The problem is that 25 years after Photoshop launched, we’d much prefer manipulations of reality to reality itself.

This isn’t entirely the fault of Photoshop, of course. While the name of the program has become synonymous with photo editing of any sort, photos were edited long, long before Adobe went to market — and arguably, people have “edited” their appearance, via cosmetics and corsets and other means, since even earlier than that.

But Photoshop made such editing easy. Mainstream, even. (A review of the “idiotproof” consumer version, from 1995: “if you own a digital camera or a scanner, you can now do your own photo retouching!”)

The first version of the software, released in 1990, allowed basic edits such as stretching and skewing and smudging and blurring. The second version improved on things such as colour handling. By the sixth version, Photoshop could “heal” blemishes, layer pieces of different images on top of each other, and “liquify” the whole thing, the better to smooth out bulky forearms or too-wide waists.

Before long, “Photoshop” referred not only to a piece of software, but to a constellation of social evils, most of them visited on women: the pressure to be beautiful and unblemished and thin, the media’s complicity in this campaign, the plummeting self-esteems of girls and young women who grew up believing they should look that fake, Photoshopped way.
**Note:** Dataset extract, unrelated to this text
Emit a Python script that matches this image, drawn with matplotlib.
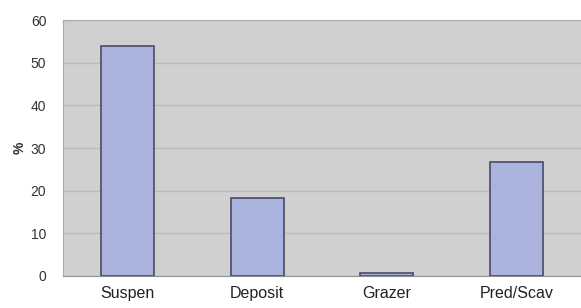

Faith Hill whittled to nothing on the cover of Redbook. Kate Winslet with yards-long legs in the British version of GQ. Julia Roberts’s Lancome campaign banned in Britain, over concerns that it didn’t “reflect reality”.

Just recently, a high school student made waves when she published copies of her yearbook pictures, which were edited by the photographer to make her appear thinner.

“I was outraged!” The girl wrote on Reddit. “When we go and have our photos taken we are flat out told that our skin will be retouched to hide blemishes. We are not told, however, that more drastic changes are (also) made.”

It seems appropriate, in hindsight, that the first photo ever Photoshopped was a picture of a faceless, topless woman, sunning herself at the beach. She was “the last woman”, Gordon Comstock wrote, “to inhabit a world where the camera never lied.”

Now the question is: Do cameras ever tell the truth?

After all, photo-editing has evolved far beyond Photoshop; Adobe, at this point, is for magazines and advertisers and other professionals, the people charged with giving Beyoncé’s face that otherworldly, poreless glow. For your average smartphone-carrier, there are lower-budget tools: Instagram filters, selfie-enhancing apps, any number of free online tools. Every major social network has built photo-editing features into its app, the better to let users “touch up” the look of their lives.

“It is (so easy) to believe in a distorted reality,” explains Zilla van der Born, the artist who faked a trip through Asia with photo-editing. “I wanted to make people more aware that the images we see are manipulated, and that it’s not only the models in the magazines, but also our friends on social media who contribute to this fake reality ... Together we create some sort of ideal world online which reality can no longer meet.”

It’s worth remembering however, despite appearances, that perfection and reality are not the same thing. No matter how much it galls the Beyhive, Beyoncé’s still human, and only human — complete with bumps and pores and tired eyes.